Update before email. Updating against the repository should be the first thing you do in the morning, even before reading your email. This tip isn't specific to branching, but it's so central to having a good working practice with any form of source control, I'll mention it here. Some of the biggest development issues with source control can be traced directly to not updating frequently. Do it until it becomes muscle memory. Email is a terrible way to start the day anyway.
Put the branch revision number in the comment. When you create the branch from the trunk, make a note of the revison number the branch was created from. For example:
svn copy http://svn.example.org/foo/trunk \ http://svn.example.org/branches/foo/mybranch \ -m"Created foo/mybranch branch from rev  of foo/trunk"
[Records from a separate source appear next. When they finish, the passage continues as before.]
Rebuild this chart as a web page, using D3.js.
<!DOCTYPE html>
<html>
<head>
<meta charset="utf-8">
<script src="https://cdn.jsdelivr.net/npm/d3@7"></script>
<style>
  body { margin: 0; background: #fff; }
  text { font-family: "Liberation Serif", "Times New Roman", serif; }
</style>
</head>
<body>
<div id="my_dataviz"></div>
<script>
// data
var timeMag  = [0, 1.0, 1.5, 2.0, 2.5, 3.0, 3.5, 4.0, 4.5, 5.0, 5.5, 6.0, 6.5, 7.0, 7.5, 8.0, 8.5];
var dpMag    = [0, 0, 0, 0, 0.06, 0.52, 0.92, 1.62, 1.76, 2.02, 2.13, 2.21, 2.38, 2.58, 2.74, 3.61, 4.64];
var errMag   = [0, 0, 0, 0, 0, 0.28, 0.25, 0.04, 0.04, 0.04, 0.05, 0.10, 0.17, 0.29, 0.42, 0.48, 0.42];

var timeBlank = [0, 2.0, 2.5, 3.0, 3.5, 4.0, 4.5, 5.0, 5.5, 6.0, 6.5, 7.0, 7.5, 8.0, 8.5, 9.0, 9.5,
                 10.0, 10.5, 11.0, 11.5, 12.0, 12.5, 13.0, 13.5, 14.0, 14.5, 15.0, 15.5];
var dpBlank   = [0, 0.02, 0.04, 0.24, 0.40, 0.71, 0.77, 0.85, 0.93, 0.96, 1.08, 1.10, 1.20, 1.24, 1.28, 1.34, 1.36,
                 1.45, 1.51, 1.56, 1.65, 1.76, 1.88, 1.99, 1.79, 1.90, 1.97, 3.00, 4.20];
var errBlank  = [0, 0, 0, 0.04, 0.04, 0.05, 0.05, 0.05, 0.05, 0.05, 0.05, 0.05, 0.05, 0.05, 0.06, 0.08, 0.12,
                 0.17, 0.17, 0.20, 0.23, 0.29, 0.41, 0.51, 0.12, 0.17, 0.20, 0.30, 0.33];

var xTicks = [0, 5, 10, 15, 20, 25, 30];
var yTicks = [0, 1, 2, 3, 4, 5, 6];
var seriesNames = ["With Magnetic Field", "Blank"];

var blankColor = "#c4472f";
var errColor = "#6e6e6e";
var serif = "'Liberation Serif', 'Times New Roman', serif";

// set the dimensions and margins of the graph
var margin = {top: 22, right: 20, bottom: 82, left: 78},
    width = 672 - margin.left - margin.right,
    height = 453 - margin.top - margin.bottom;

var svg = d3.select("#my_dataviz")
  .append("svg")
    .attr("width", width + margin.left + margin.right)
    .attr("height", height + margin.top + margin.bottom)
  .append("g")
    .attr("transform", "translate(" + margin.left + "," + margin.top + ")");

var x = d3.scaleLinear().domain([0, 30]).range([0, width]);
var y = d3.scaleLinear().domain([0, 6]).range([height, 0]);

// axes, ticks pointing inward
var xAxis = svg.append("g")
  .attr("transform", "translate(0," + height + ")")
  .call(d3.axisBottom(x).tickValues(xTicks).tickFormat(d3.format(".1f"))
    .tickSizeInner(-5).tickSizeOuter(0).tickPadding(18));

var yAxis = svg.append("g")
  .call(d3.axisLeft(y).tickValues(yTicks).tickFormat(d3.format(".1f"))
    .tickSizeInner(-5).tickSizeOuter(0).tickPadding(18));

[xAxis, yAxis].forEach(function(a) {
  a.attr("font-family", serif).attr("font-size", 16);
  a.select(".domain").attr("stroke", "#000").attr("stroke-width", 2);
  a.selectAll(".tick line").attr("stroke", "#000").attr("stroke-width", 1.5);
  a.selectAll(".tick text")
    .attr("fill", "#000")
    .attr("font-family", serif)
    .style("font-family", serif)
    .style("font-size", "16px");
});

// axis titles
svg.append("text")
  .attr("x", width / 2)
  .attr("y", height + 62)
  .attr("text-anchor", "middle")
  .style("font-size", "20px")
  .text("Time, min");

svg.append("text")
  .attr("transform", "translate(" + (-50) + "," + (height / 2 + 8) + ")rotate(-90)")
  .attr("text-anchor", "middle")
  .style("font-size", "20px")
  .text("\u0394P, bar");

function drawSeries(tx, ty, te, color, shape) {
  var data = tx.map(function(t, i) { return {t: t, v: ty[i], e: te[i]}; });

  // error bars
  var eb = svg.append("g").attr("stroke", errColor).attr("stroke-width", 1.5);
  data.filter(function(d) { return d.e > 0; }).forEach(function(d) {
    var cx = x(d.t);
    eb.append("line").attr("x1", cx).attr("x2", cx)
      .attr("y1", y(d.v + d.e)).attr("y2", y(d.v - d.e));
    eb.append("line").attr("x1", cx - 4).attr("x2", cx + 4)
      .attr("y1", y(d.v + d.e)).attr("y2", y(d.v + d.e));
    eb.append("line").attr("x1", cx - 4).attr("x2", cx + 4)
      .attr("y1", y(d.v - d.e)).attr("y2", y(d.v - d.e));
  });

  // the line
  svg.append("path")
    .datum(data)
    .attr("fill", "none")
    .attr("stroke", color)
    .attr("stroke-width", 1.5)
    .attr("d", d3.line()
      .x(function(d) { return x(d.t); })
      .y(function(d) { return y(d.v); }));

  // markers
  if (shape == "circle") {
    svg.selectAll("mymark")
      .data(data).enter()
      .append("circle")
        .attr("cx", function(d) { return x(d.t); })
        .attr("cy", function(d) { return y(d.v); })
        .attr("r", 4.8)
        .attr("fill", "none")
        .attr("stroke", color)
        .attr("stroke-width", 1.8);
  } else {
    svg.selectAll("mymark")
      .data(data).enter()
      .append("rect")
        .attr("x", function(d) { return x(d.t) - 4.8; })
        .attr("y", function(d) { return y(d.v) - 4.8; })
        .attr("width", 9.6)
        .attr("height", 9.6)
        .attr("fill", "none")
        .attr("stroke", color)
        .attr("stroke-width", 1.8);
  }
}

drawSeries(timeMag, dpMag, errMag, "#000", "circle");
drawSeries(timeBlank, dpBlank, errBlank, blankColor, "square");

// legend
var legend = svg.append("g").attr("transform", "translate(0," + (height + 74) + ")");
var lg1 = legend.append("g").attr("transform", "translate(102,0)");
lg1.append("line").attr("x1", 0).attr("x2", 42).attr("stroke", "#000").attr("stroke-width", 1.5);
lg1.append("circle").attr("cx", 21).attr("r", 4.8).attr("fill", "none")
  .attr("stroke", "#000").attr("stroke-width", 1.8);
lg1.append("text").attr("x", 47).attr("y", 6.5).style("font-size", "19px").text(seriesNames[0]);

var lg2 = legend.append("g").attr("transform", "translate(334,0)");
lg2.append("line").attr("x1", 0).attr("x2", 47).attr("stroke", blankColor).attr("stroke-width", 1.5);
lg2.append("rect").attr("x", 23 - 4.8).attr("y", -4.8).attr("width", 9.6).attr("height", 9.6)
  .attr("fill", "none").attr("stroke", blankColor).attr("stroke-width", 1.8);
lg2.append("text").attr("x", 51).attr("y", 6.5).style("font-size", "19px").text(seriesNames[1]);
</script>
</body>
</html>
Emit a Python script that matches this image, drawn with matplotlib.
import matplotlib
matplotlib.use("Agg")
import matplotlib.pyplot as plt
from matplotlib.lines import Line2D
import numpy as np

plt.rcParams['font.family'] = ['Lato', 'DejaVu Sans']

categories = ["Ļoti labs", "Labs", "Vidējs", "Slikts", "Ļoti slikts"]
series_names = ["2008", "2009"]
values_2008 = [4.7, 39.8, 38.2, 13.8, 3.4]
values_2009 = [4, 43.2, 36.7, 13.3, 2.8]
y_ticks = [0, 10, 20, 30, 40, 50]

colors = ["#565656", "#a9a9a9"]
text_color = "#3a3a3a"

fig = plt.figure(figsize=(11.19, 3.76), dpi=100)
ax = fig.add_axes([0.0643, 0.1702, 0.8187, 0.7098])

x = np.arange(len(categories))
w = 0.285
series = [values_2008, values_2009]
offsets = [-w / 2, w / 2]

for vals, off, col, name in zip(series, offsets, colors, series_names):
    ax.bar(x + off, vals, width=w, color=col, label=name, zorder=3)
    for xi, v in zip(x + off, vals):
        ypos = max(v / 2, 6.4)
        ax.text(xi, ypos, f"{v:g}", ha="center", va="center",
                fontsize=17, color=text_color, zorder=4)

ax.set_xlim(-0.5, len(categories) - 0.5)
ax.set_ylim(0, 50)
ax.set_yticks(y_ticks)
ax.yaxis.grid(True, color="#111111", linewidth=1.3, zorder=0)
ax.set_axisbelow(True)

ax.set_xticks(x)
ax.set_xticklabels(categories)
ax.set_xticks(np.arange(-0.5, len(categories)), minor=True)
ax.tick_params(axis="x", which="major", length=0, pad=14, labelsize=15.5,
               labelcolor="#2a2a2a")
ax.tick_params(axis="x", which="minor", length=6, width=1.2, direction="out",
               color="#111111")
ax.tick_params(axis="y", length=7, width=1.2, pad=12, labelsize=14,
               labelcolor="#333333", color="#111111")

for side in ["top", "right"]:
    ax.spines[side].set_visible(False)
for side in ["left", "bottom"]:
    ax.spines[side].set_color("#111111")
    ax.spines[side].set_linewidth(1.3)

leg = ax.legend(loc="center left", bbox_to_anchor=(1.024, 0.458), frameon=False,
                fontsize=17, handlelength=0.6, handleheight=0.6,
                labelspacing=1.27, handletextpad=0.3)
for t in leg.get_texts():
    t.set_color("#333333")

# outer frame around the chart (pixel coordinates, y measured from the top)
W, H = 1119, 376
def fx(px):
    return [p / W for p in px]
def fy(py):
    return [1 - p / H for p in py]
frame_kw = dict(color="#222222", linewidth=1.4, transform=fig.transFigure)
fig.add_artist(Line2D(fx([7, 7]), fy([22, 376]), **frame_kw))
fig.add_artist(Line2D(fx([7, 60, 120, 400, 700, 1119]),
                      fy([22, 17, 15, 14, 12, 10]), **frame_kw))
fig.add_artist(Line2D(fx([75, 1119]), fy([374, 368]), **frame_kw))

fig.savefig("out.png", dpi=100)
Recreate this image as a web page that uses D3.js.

Subversion does not constrain the scope of a merge to a branch, so you have to tell it to only merge changes on the branch that have happened since the branch was created. Otherwise you'll get everything that happended before the branch brought across which screws up the changeset. Treating branches specially is something that might get added to subversion in the future, but for now you'll have to do it yourself.
Backport to the branch. Come the glorious day when you merge your changes back into the trunk, things will go much easier for you if you have tried to keep up with the changes on the trunk. The easiest way to do that is keep merging changes on the trunk onto your branch as frequently as possible - aka "backporting". Here's an example of merging changes from a branch that was created in revision r20 above while the repository has moved on to version 25 due to changes on the trunk:
cd /branches/foo/mybranch svn merge -r20:25 http://svn.example.org/foo/trunk . svn ci . -m "foo/mybranch: merged to "The smaller the changeset the easier it is to manage issues - so prefer lots of little updates than one big bang integration, that could take days, or just not be possible to complete at all.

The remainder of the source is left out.